Bombs strapped to Irish hostage

Fri, Jan 18, 2013, 00:00

   

The overall commander, Algerian officials said, was Mokhtar Belmokhtar, a veteran of Afghanistan in the 1980s and Algeria's bloody civil war of the 1990s. He appears not to have been present and has now risen in stature among a host of Saharan Islamists, flush with arms and fighters from chaotic Libya, whom Western powers fear could spread violence far beyond the desert.

Algeria's government spokesman made clear the leadership in Algiers remains implacably at odds with Islamist guerrillas who remain at large in the south years after the civil war in which some 200,000 people died. Communication minister Mohamed Said repeated their refusal ever to negotiate with hostage-takers.

"We say that in the face of terrorism, yesterday as today as tomorrow, there will be no negotiation, no blackmail, no respite in the struggle against terrorism," he told APS news agency.

British prime minister David Cameron, who warned people to prepare for bad news and who cancelled a major policy speech today to deal with the situation, said through a spokesman that he would have liked Algeria to have consulted before the raid. A Briton and an Algerian had also been killed on Wednesday.

The prime minister of Norway, whose state energy company Statoil runs the Tigantourine gas field with Britain's BP and Algeria's national oil company, said he too was not informed.

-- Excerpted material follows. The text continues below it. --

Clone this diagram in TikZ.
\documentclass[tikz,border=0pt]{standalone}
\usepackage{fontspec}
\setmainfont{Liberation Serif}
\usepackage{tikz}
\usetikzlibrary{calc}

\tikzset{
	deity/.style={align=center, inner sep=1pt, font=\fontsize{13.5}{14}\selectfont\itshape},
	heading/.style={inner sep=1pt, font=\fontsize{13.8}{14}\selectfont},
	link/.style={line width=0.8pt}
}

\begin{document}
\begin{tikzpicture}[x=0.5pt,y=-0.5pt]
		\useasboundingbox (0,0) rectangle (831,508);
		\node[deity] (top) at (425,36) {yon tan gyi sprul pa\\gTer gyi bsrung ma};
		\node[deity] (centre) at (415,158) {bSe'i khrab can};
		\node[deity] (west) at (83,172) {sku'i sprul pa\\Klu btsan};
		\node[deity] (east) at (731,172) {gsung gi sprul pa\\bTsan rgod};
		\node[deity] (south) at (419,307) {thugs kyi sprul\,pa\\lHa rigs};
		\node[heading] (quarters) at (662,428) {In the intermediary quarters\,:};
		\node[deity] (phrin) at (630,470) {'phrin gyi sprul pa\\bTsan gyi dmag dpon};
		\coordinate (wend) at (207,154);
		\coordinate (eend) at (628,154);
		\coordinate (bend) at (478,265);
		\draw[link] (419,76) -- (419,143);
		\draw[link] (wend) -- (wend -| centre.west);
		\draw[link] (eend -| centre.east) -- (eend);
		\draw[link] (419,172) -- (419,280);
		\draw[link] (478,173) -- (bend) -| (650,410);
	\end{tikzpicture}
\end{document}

US officials had no clear information on the fate of Americans, though a U.S. military drone had flown over the area. Washington, like its European allies, has endorsed France's move to protect the Malian capital by mounting air strikes last week and now sending 1,400 ground troops to attack Islamist rebels.

A US official said today it would provide transport aircraft to help France with a mission whose vital importance, French president Francois Hollande said, was demonstrated by the attack in Algeria. Some fear, however, that going on the offensive in the remote region could provoke more bloodshed closer to home.

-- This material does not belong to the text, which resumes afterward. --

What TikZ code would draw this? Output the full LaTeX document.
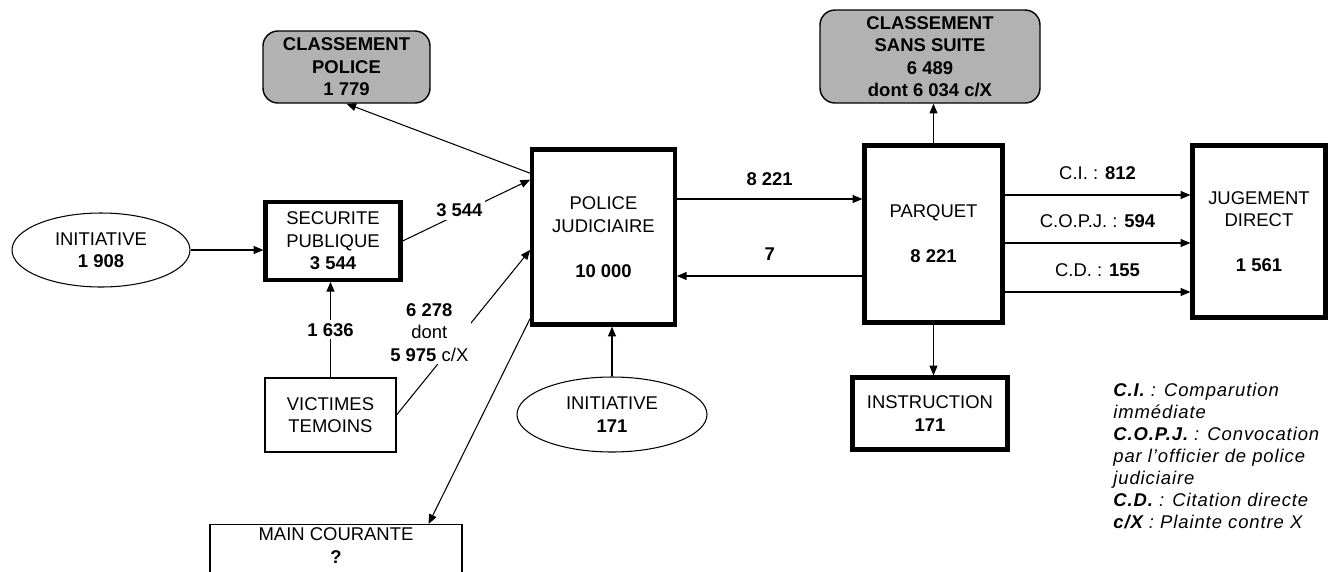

The apparent ease with which the fighters swooped in from the dunes to take control of an important energy facility, which produces some 10 per cent of the natural gas on which Algeria depends for its export income, has raised questions, over the value of security measures that are outwardly draconian.

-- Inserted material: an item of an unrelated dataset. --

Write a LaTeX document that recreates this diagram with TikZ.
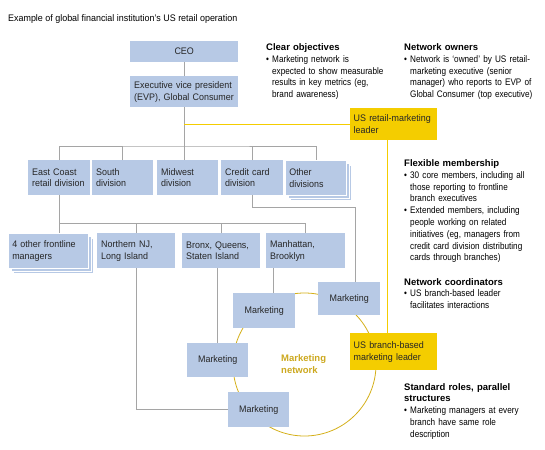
\documentclass[tikz,border=0pt]{standalone}
\usepackage{fontspec}
\setmainfont{Liberation Sans}[FakeStretch=0.86, BoldFeatures={FakeStretch=1.0}]
\newfontfamily\boxfont{Liberation Sans}[FakeStretch=0.94]
\usetikzlibrary{shadows}
\definecolor{boxblue}{RGB}{183,201,229}
\definecolor{leadyellow}{RGB}{244,205,0}
\definecolor{netgold}{RGB}{204,168,30}
\definecolor{linegray}{RGB}{165,165,165}
\begin{document}
\begin{tikzpicture}[x=1pt, y=-1pt, font=\fontsize{9.5}{11.8}\selectfont,
  box/.style={fill=boxblue, anchor=north west, inner xsep=4, inner ysep=0, align=left, text=black!85, font=\fontsize{9.5}{11.8}\boxfont},
  stackbox/.style={box, draw=white, line width=0.6, double copy shadow={shadow xshift=2.5pt, shadow yshift=-2.5pt, fill=boxblue, draw=white}},
  leadbox/.style={box, fill=leadyellow, inner xsep=3.5},
  mktbox/.style={box, align=center, inner xsep=0},
  note/.style={anchor=north west, inner sep=0, align=left, text width=140},
  conn/.style={draw=linegray, line width=0.6},
  ylink/.style={draw=leadyellow, line width=1.1}]
\useasboundingbox (0,0) rectangle (545,449);

\node[anchor=north west, inner sep=0, font=\fontsize{9.5}{11.8}\boxfont] (title) at (8,14) {Example of global financial institution’s US retail operation};

\draw[draw=netgold!80!leadyellow, line width=0.8] (304.5,364.5) circle (71.5);

\node[mktbox, minimum width=108, minimum height=21] (ceo) at (130,41) {CEO};
\node[box, minimum width=108, minimum height=31, text width=100] (evp) at (130,76) {Executive vice president\\(EVP), Global Consumer};
\node[leadbox, minimum width=87, minimum height=32, text width=80] (rlead) at (350,108) {US retail-marketing\\leader};

\node[box, minimum width=62, minimum height=35, text width=54] (east) at (28,160) {East Coast\\retail division};
\node[box, minimum width=61, minimum height=35, text width=53] (south) at (92,160) {South\\division};
\node[box, minimum width=61, minimum height=35, text width=53] (midwest) at (157,160) {Midwest\\division};
\node[box, minimum width=62, minimum height=35, text width=54] (credit) at (221,160) {Credit card\\division};
\node[stackbox, minimum width=61, minimum height=35, text width=53] (otherdiv) at (285,160) {Other\\divisions};

\node[stackbox, minimum width=80, minimum height=35, text width=72] (other4) at (8,233) {4 other frontline\\managers};
\node[box, minimum width=78, minimum height=35, text width=70] (north) at (97,233) {Northern NJ,\\Long Island};
\node[box, minimum width=78, minimum height=35, text width=70] (bronx) at (182,233) {Bronx, Queens,\\Staten Island};
\node[box, minimum width=79, minimum height=35, text width=71] (manh) at (266,233) {Manhattan,\\Brooklyn};

\node[mktbox, minimum width=62, minimum height=33] (m1) at (318,282) {Marketing};
\node[mktbox, minimum width=62, minimum height=35] (m2) at (233,293) {Marketing};
\node[mktbox, minimum width=61, minimum height=34] (m3) at (187,343) {Marketing};
\node[mktbox, minimum width=61, minimum height=35] (m4) at (228,392) {Marketing};
\node[leadbox, minimum width=87, minimum height=37, text width=80] (blead) at (350,333) {US branch-based\\marketing leader};

\node[anchor=west, inner sep=0, align=left, text=netgold, font=\fontsize{9.5}{11.8}\selectfont\bfseries] (netlabel) at (281,364) {Marketing\\network};

\draw[conn] (ceo) -- (evp);
\draw[conn] (evp.south) -- (evp.south |- midwest.north);
\draw[conn] (east.north) |- (evp.south |- 0,146) -| (otherdiv.north);
\draw[conn] (south.north) -- (south.north |- 0,146);
\draw[conn] (credit.north) -- (credit.north |- 0,146);
\draw[conn] (east.south) -- (east.south |- other4.north);
\draw[conn] (east.south |- 0,223) -| (manh.north);
\draw[conn] (north.north) -- (north.north |- 0,223);
\draw[conn] (bronx.north) -- (bronx.north |- 0,223);
\draw[conn] (credit.south) -- ++(0,12) -| ([xshift=6]m1.north);
\draw[conn] ([xshift=9]m2.north) -- ([xshift=9]m2.north |- manh.south);
\draw[conn] (m3.north) -- (m3.north |- bronx.south);
\draw[conn] (north.south) |- (m4.west);

\draw[ylink] (evp.south |- rlead.west) -- (rlead.west);
\draw[ylink] ([xshift=-6.5]rlead.south) -- ([xshift=-6.5]blead.north);

\node[note] (objectives) at (266,43.5) {\textbf{Clear objectives}\\
\makebox[6pt][l]{•}Marketing network is\\
\hspace*{6pt}expected to show measurable\\
\hspace*{6pt}results in key metrics (eg,\\
\hspace*{6pt}brand awareness)};
\node[note] (owners) at (404,43.5) {\textbf{Network owners}\\
\makebox[6pt][l]{•}Network is ‘owned’ by US retail-\\
\hspace*{6pt}marketing executive (senior\\
\hspace*{6pt}manager) who reports to EVP of\\
\hspace*{6pt}Global Consumer (top executive)};
\node[note] (membership) at (404,159.5) {\textbf{Flexible membership}\\
\makebox[6pt][l]{•}30 core members, including all\\
\hspace*{6pt}those reporting to frontline\\
\hspace*{6pt}branch executives\\
\makebox[6pt][l]{•}Extended members, including\\
\hspace*{6pt}people working on related\\
\hspace*{6pt}initiatives (eg, managers from\\
\hspace*{6pt}credit card division distributing\\
\hspace*{6pt}cards through branches)};
\node[note] (coordinators) at (404,278) {\textbf{Network coordinators}\\
\makebox[6pt][l]{•}US branch-based leader\\
\hspace*{6pt}facilitates interactions};
\node[note] (roles) at (404,383) {\textbf{Standard roles, parallel}\\
\hspace*{0pt}\textbf{structures}\\
\makebox[6pt][l]{•}Marketing managers at every\\
\hspace*{6pt}branch have same role\\
\hspace*{6pt}description};
\end{tikzpicture}
\end{document}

Foreign firms were pulling non-essential staff out of the country, which has recovered stability only in recent years and whose ruling establishment, heirs to fighters who ended French rule 50 years ago, has resisted demands for reform and political freedoms of the kind that swept North Africa in the Arab Spring.

"The embarrassment for the government is great," said Azzedine Layachi, an Algerian political scientist at New York's St John's University. "The heart of Algeria's economy is in the south. where the oil and gas fields are. For this group to have attacked there, in spite of tremendous security, is remarkable."